### Task goal
Repeat exactly what appears from the opening line of the listing to the line with "const ppLine = [0.045, 1.0];", inclusive.

----

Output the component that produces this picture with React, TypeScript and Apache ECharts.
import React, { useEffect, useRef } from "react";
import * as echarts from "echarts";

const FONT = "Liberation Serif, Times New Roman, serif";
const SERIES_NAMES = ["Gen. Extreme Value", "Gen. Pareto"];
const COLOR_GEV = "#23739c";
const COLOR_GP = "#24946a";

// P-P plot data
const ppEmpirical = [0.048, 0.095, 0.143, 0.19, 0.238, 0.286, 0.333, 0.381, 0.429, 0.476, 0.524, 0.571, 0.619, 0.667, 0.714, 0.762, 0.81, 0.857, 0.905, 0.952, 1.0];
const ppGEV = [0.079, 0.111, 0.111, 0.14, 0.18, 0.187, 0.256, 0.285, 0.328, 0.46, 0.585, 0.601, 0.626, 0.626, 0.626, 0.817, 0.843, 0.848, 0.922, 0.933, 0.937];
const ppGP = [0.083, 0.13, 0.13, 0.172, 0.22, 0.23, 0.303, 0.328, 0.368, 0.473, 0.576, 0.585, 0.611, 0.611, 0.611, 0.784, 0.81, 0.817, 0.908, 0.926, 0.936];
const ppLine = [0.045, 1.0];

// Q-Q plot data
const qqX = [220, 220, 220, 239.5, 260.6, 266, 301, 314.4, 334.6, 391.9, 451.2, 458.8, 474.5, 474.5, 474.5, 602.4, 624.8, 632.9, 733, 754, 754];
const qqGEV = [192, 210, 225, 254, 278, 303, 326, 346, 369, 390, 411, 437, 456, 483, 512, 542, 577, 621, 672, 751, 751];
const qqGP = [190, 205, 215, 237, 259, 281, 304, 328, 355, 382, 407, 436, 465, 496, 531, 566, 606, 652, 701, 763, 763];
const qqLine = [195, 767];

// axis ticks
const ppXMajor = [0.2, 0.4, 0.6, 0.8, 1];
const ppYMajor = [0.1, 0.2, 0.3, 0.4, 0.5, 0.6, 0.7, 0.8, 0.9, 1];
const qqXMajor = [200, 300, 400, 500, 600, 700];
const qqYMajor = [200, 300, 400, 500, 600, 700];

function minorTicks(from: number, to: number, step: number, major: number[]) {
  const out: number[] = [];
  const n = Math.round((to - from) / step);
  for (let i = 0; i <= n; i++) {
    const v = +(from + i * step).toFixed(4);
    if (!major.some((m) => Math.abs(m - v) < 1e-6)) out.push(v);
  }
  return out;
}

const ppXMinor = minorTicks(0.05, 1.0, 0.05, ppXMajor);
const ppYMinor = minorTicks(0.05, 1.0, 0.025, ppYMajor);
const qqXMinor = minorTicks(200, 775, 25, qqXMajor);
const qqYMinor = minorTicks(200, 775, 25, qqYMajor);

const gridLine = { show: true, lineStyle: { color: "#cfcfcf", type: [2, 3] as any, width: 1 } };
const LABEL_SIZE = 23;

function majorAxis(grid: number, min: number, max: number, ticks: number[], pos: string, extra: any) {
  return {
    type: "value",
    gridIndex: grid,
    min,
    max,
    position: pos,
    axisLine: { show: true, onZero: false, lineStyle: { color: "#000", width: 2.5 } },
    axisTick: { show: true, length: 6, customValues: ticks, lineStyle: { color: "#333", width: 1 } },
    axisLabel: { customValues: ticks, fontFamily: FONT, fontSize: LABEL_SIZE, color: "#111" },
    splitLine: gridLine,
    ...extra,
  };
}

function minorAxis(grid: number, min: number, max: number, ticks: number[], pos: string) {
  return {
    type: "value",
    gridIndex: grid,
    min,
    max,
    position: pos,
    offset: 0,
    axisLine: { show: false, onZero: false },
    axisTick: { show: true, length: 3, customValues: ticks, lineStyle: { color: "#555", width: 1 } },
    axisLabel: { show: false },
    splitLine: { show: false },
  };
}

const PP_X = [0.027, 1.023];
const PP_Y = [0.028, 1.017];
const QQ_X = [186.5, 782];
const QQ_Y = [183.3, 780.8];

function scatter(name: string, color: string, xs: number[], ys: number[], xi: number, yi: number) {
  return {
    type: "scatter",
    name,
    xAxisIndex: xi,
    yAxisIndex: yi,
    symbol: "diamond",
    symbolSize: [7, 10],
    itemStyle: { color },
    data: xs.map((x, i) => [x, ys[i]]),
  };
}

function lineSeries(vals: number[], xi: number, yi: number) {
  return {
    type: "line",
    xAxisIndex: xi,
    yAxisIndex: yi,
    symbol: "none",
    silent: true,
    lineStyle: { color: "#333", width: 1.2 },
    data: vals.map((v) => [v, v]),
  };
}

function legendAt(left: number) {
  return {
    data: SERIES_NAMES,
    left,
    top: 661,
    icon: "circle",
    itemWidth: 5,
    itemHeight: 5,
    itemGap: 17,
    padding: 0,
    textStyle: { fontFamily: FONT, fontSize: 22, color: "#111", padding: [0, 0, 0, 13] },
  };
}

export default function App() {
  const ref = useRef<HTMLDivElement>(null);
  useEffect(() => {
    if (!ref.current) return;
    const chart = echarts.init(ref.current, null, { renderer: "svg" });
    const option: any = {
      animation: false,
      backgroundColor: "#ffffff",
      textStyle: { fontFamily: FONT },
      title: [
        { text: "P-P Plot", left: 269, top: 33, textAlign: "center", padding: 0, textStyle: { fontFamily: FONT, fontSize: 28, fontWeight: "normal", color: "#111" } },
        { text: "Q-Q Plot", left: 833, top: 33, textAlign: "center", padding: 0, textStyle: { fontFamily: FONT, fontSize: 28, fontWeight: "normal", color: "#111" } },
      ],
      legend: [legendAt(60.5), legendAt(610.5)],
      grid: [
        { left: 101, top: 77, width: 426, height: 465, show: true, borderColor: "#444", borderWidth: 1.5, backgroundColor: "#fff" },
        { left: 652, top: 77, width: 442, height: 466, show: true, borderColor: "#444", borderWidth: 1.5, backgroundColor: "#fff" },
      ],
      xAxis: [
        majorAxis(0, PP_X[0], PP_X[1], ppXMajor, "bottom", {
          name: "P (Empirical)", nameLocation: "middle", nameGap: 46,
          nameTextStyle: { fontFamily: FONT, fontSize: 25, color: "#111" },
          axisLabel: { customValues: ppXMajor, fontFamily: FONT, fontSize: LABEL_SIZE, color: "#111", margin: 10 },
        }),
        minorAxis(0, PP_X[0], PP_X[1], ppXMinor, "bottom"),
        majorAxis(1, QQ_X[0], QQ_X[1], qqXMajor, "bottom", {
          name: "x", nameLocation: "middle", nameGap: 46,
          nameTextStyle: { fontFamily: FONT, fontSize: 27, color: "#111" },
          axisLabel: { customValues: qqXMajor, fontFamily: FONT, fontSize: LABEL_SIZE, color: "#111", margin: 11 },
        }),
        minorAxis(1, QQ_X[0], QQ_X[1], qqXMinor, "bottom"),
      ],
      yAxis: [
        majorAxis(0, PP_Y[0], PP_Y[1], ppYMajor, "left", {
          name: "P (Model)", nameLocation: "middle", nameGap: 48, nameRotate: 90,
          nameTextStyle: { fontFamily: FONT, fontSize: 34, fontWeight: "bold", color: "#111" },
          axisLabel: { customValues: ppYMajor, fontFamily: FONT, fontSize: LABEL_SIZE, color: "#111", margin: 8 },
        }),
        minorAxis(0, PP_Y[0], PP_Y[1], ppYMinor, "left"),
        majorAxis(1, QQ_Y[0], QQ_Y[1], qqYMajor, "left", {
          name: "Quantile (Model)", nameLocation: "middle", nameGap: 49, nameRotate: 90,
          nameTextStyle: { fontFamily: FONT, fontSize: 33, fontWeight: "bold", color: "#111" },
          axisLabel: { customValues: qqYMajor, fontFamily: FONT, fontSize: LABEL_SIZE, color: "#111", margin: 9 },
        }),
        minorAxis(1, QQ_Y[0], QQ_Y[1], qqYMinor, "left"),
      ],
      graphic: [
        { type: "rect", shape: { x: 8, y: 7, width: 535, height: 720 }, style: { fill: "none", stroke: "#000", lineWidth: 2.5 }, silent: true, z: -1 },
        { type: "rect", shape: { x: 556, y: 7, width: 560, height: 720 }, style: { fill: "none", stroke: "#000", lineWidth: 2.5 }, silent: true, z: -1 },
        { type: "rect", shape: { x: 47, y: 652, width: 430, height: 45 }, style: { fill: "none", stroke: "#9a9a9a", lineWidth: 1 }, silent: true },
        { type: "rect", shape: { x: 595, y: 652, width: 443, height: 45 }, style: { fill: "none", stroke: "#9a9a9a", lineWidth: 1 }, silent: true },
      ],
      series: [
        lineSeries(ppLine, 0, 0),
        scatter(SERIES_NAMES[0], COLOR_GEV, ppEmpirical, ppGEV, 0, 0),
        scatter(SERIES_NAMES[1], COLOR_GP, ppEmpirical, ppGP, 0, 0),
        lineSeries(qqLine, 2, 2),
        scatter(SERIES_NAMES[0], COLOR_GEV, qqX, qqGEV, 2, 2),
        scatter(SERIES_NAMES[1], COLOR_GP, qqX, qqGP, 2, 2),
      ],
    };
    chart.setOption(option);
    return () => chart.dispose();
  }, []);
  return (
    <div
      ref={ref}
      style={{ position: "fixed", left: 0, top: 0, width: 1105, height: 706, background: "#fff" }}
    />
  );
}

----

### Result of this task
Output the component that produces this picture with React, TypeScript and Apache ECharts.
import React, { useEffect, useRef } from "react";
import * as echarts from "echarts";

const FONT = "Liberation Serif, Times New Roman, serif";
const SERIES_NAMES = ["Gen. Extreme Value", "Gen. Pareto"];
const COLOR_GEV = "#23739c";
const COLOR_GP = "#24946a";

// P-P plot data
const ppEmpirical = [0.048, 0.095, 0.143, 0.19, 0.238, 0.286, 0.333, 0.381, 0.429, 0.476, 0.524, 0.571, 0.619, 0.667, 0.714, 0.762, 0.81, 0.857, 0.905, 0.952, 1.0];
const ppGEV = [0.079, 0.111, 0.111, 0.14, 0.18, 0.187, 0.256, 0.285, 0.328, 0.46, 0.585, 0.601, 0.626, 0.626, 0.626, 0.817, 0.843, 0.848, 0.922, 0.933, 0.937];
const ppGP = [0.083, 0.13, 0.13, 0.172, 0.22, 0.23, 0.303, 0.328, 0.368, 0.473, 0.576, 0.585, 0.611, 0.611, 0.611, 0.784, 0.81, 0.817, 0.908, 0.926, 0.936];
const ppLine = [0.045, 1.0];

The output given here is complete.